Note that this method does not give a completely accurate relationship between stage and discharge because some of the assumptions are not accurate. E.g. the arbitrarily splitting into regions of fixed Manning $n$ is probably not what is occurring in the actual channel. However, it will give a good estimate as long as care is taken in choosing these regions.

## 2.4Efficient Uniform Flow Channels

The design of a rigid (i.e., non-erodible) surface open channel should be such that it is capable of carrying maximum discharge with minimum excavation, construction, and lining costs.

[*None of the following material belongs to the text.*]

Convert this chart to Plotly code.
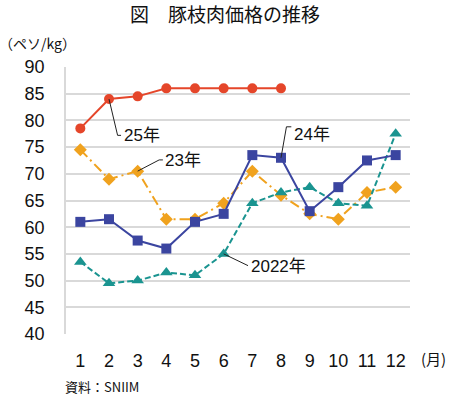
import plotly.graph_objects as go

months = list(range(1, 13))
month_labels = [str(m) for m in months]
y_ticks = [40, 45, 50, 55, 60, 65, 70, 75, 80, 85, 90]

s2022 = [53.5, 49.5, 50, 51.5, 51, 55, 64.5, 66.5, 67.5, 64.5, 64, 77.5]
s2023 = [74.5, 69, 70.5, 61.5, 61.5, 64.5, 70.5, 66, 62.5, 61.5, 66.5, 67.5]
s2024 = [61, 61.5, 57.5, 56, 61, 62.5, 73.5, 73, 63, 67.5, 72.5, 73.5]
s2025 = [78.5, 84, 84.5, 86, 86, 86, 86, 86]

FONT = "Arial, 'Liberation Sans', 'Noto Sans CJK JP', sans-serif"
JFONT = "'Noto Sans CJK JP', sans-serif"

fig = go.Figure()
fig.add_trace(go.Scatter(x=months, y=s2023, mode="lines+markers",
                         line=dict(color="#F0A21E", width=2, dash="10px,4px,2px,4px"),
                         marker=dict(symbol="diamond", size=10, color="#F0A21E")))
fig.add_trace(go.Scatter(x=months, y=s2022, mode="lines+markers",
                         line=dict(color="#1A9490", width=2, dash="6px,3px"),
                         marker=dict(symbol="triangle-up", size=11, color="#1A9490")))
fig.add_trace(go.Scatter(x=months, y=s2024, mode="lines+markers",
                         line=dict(color="#3B45A0", width=2),
                         marker=dict(symbol="square", size=10, color="#3B45A0")))
fig.add_trace(go.Scatter(x=months[:len(s2025)], y=s2025, mode="lines+markers",
                         line=dict(color="#E5462A", width=2),
                         marker=dict(symbol="circle", size=10, color="#E5462A")))

# leader lines
leaders = [
    [(2, 84), (2.24, 78.2), (2.3, 77.2), (2.42, 77.2)],
    [(3, 70.5), (3.75, 72.6), (3.88, 72.6)],
    [(8, 73), (8.19, 78.8), (8.36, 78.8)],
    [(6, 55), (6.85, 52.8)],
]
for pts in leaders:
    fig.add_trace(go.Scatter(x=[p[0] for p in pts], y=[p[1] for p in pts], mode="lines",
                             line=dict(color="#222222", width=1), hoverinfo="skip"))

labels = [("25年", 2.45, 77.1), ("23年", 3.9, 72.4), ("24年", 8.38, 77.3), ("2022年", 6.88, 52.7)]
for t, x, y in labels:
    fig.add_annotation(x=x, y=y, text=t, showarrow=False, xanchor="left", yanchor="middle",
                       font=dict(family=FONT, size=17, color="#111111"))

fig.add_annotation(xref="paper", yref="paper", x=1.11, y=-0.09, text="(月)", showarrow=False,
                   xanchor="right", yanchor="middle", font=dict(family=JFONT, size=15, color="#111111"))
fig.add_annotation(xref="paper", yref="paper", x=-0.01, y=-0.198, text="資料：SNIIM", showarrow=False,
                   xanchor="left", yanchor="middle", font=dict(family=JFONT, size=13, color="#111111"))
fig.add_annotation(xref="paper", yref="paper", x=-0.2, y=1.09, text="（ペソ/kg）", showarrow=False,
                   xanchor="left", yanchor="middle", font=dict(family=JFONT, size=14, color="#111111"))

fig.update_layout(
    width=450, height=397,
    margin=dict(l=66, r=40, t=67, b=63),
    paper_bgcolor="white", plot_bgcolor="white",
    showlegend=False,
    title=dict(text="図　豚枝肉価格の推移", x=0.5, xanchor="center", y=0.962, yanchor="middle",
               font=dict(family=JFONT, size=19, color="#111111")),
    xaxis=dict(range=[0.5, 12.5], tickmode="array", tickvals=months, ticktext=month_labels,
               showgrid=False, zeroline=False, showline=False, ticks="", automargin=False,
               ticklabelstandoff=14, tickfont=dict(family=FONT, size=18, color="#111111"),
               fixedrange=True),
    yaxis=dict(range=[40, 90], tickmode="array", tickvals=y_ticks, automargin=False,
               showgrid=True, gridcolor="#D9D9D9", gridwidth=1.5, zeroline=False,
               showline=True, linecolor="#D9D9D9", linewidth=1.5, ticks="",
               ticklabelstandoff=16, tickfont=dict(family=FONT, size=18, color="#111111"),
               fixedrange=True),
)

fig.write_html("out.html", config={"displayModeBar": False},
               post_script="document.body.style.margin='0';document.body.style.padding='0';")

This suggests minimising the friction which also suggests that the designed channel should have a maximum hydraulic radius for a given area or minimum perimeter for the given area since hydraulic radius equals $A/P$. Therefore, a circular or semi-circular cross-section is the most efficient section. The use of a circular channel section is usually not feasible for sections larger than when a pipe could be used, due to the difficulties of construction to achieve stable earth slopes and other practical considerations. Hence, the designer has to determine the most efficient section of a given shape. Considering a trapezoidal channel section, Fig. 2.4, the area of flow section $A$ and the wetted perimeter $P$ are given as

$A=by+sy^{2}$ (2.16)
$P=b+2y\sqrt{1+s^{2}}$ (2.17)

Here,

$s=\cot\theta\qquad\qquad\text{or }\qquad\qquad\frac{1}{s}=\tan\theta$

On substituting the value of $b$ obtained from Eq. 2.16 into Eq. 2.17, one gets

$P=\frac{A}{y}-sy+2y\sqrt{1+s^{2}}$ (2.18)

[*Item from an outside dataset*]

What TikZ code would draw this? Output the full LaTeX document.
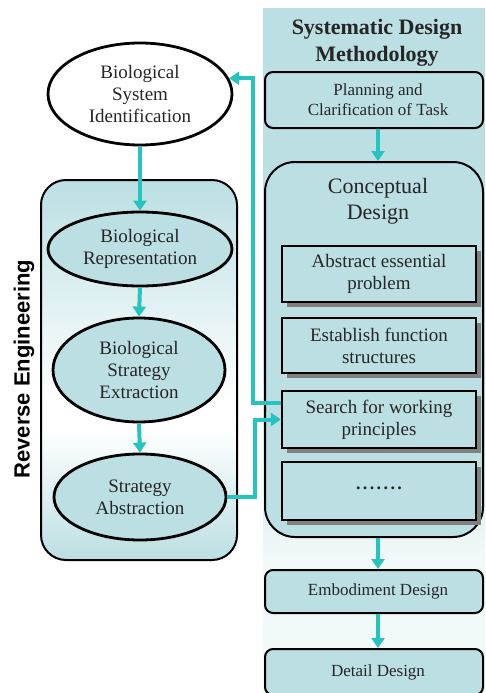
\documentclass[tikz,border=0pt]{standalone}
\usepackage{fontspec}
\setmainfont{Liberation Serif}
\newfontfamily\headsans{Liberation Sans}
\usetikzlibrary{shapes.geometric,arrows.meta,shadows}
\definecolor{boxfill}{RGB}{187,223,227}
\definecolor{arrowc}{RGB}{38,196,190}
\definecolor{pale}{RGB}{242,249,249}
\begin{document}
\begin{tikzpicture}[x=1pt,y=-1pt,
 txt/.style={font=\fontsize{17}{20}\selectfont, align=center, text=black!85},
 bigtxt/.style={font=\fontsize{19}{22}\selectfont, align=center, text=black!85},
 bioell/.style={ellipse, draw, line width=2.8pt, fill=boxfill, inner sep=0pt, bigtxt},
 rbox/.style={draw, line width=2pt, rounded corners=8pt, fill=boxfill, txt, inner sep=0pt, minimum width=218pt},
 ibox/.style={draw, line width=2.2pt, fill=boxfill, bigtxt, inner sep=0pt, minimum width=194pt,
   drop shadow={shadow xshift=5pt, shadow yshift=-5pt, fill=black!50, opacity=1}},
 conn/.style={draw=arrowc, line width=4pt, -{Triangle[width=13pt,length=10pt]}},
]
\useasboundingbox (0,0) rectangle (485,693);
% right background panel
\fill[boxfill] (263,8) rectangle (485,361);
\shade[top color=boxfill, bottom color=pale] (263,360) rectangle (485,560);
\fill[pale] (263,559) rectangle (485,693);
% left box shading
\begin{scope}
\clip[rounded corners=25pt] (41,180) rectangle (237,560);
\shade[top color=boxfill, bottom color=white] (41,180) rectangle (237,401);
\fill[white] (41,400) rectangle (237,431);
\shade[top color=white, bottom color=boxfill] (41,430) rectangle (237,560);
\end{scope}
\node[draw, line width=2pt, rounded corners=25pt, minimum width=196pt, minimum height=380pt, inner sep=0pt] (lbox) at (139,370) {};
\node[rotate=90, font=\headsans\bfseries\fontsize{22}{26}\selectfont] (revlab) at (24,369) {Reverse Engineering};
% left ellipses
\node[bioell, fill=white, minimum width=184pt, minimum height=102pt] (bsi) at (140,94) {Biological\\System\\Identification};
\node[bioell, minimum width=184pt, minimum height=74pt] (brep) at (140,249) {Biological\\Representation};
\node[bioell, minimum width=172pt, minimum height=104pt] (bse) at (139,370) {Biological\\Strategy\\Extraction};
\node[bioell, minimum width=172pt, minimum height=86pt] (sa) at (140,497) {Strategy\\Abstraction};
% right column
\node[font=\bfseries\fontsize{22}{27}\selectfont, align=center, text=black!85] (sdm) at (377,43) {Systematic Design\\Methodology};
\node[rbox, minimum height=56pt] (plan) at (374,100) {\hspace*{8pt}Planning and\\\hspace*{8pt}Clarification of Task};
\node[draw, line width=2pt, rounded corners=30pt, fill=boxfill, minimum width=218pt, minimum height=375pt, inner sep=0pt] (cd) at (374,349.5) {};
\node[font=\fontsize{22}{26}\selectfont, align=center, text=black!85] (cdlab) at (378,201) {Conceptual\\Design};
\node[ibox, minimum height=56pt] (abs) at (379,274) {Abstract essential\\problem};
\node[ibox, minimum height=55pt] (est) at (379,345.5) {Establish function\\structures};
\node[ibox, minimum height=57pt] (search) at (379,419.5) {Search for working\\principles};
\node[ibox, minimum height=58pt, font=\fontsize{18}{20}\selectfont] (dots) at (379,491) {\bfseries .\kern2.4pt.\kern2.4pt.\kern2.4pt.\kern2.4pt.\kern2.4pt.\kern2.4pt.\\[-14pt]\mbox{}};
\node[rbox, minimum height=43pt] (emb) at (374,591.5) {\hspace*{8pt}Embodiment Design};
\node[rbox, minimum height=46pt] (det) at (374,672) {\hspace*{8pt}Detail Design};
% connectors
\draw[conn] (bsi.south) -- (brep.north);
\draw[conn] (brep.south) -- (bse.north);
\draw[conn] (bse.south) -- (sa.north);
\draw[conn] ([xshift=4pt]plan.south) -- ([xshift=4pt]cd.north);
\draw[conn] ([xshift=4pt]cd.south) -- ([xshift=4pt]emb.north);
\draw[conn] ([xshift=4pt]emb.south) -- ([xshift=4pt]det.north);
\draw[conn] ([yshift=17pt]search.west) -- ++(-28,0) |- (bsi.10);
\draw[conn] (sa.east) -- ++(28,0) |- (search.west);
\end{tikzpicture}
\end{document}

To minimize $P$, evaluate $dP/dy$ with $A$ and $s$ constant and set $dP/dy$ equal to zero. Therefore,

$\frac{dP}{dy}=-\frac{A}{y^{2}}-s+2\sqrt{1+s^{2}}=0$

or

$A=y^{2}\left[2\sqrt{1+s^{2}}-s\right]$ (2.19)

Substituting the expression for $A$ into Eq. 2.16, one gets

$by+sy^{2}=y^{2}\left[2\sqrt{1+s^{2}}-s\right]$

$\therefore$

$b=2y\left[\sqrt{1+s^{2}}-s\right]$ (2.20)

Likewise, substituting the value of $A$ from Eq. 2.19 in Eq. 2.18, one gets

$P_{min}=y\left[2\sqrt{1+s^{2}}-s\right]-sy+2y\sqrt{1+y^{2}}$

or

$P_{min}=4y\sqrt{1+s^{2}}-2sy=2y\left[2\sqrt{1+s^{2}}-s\right]$ (2.21)

Thus,

$R_{optimum}=\frac{A}{P}=\frac{y}{2}$ (2.22)

Equation 2.22 indicates that for any side slope $\theta$ (or $s$), the most efficient uniform flow channel of trapezoidal shape would be the one for which the hydraulic radius is half the depth of flow.

For a rectangular section, $\theta=$ 90 or $s=$ 0. Therefore, the most efficient rectangular channel section would be the one for which

$A=2y^{2}$
$P=4y$
$R=y/2$
$B=2y$

To obtain the depth of flow for the most efficient section, these equations must be solved in conjunction with the Manning’s equation.

Equations 2.19, 2.22 are valid for any value of $s$. The best value of $s$ for given $y$ and $A$ can be obtained by setting $dP/ds$, evaluated from Eq. 2.18, equal to zero.

$\frac{dP}{ds}=-y+2y\left[\frac{1}{2}\frac{1}{\sqrt{1+s^{2}}}\right]2s=0$

$\therefore$

$2s=\sqrt{1+s^{2}}$

$\therefore$

$s=\frac{1}{\sqrt{3}}=\cot\theta\qquad\qquad\text{or}\qquad\qquad\frac{1}{s}=% \tan\theta=\sqrt{3}$

$\therefore$

$\theta=60^{\circ}$

Thus, the maximum-flow trapezoidal section would be half of a hexagon.

Similarly, one can show that a circular channel section running partially full would perform best when the depth of flow is half the diameter. Geometric elements of the most efficient channel sections of some selected shapes are given in Table 2.3. Obviously, the semi-circular open channel section is the best of all possible channel sections as it gives the minimum wetted perimeter for a given area of flow section. However, the percentage increase in discharge for semicircular section, compared to that in semi-hexagonal section is only small.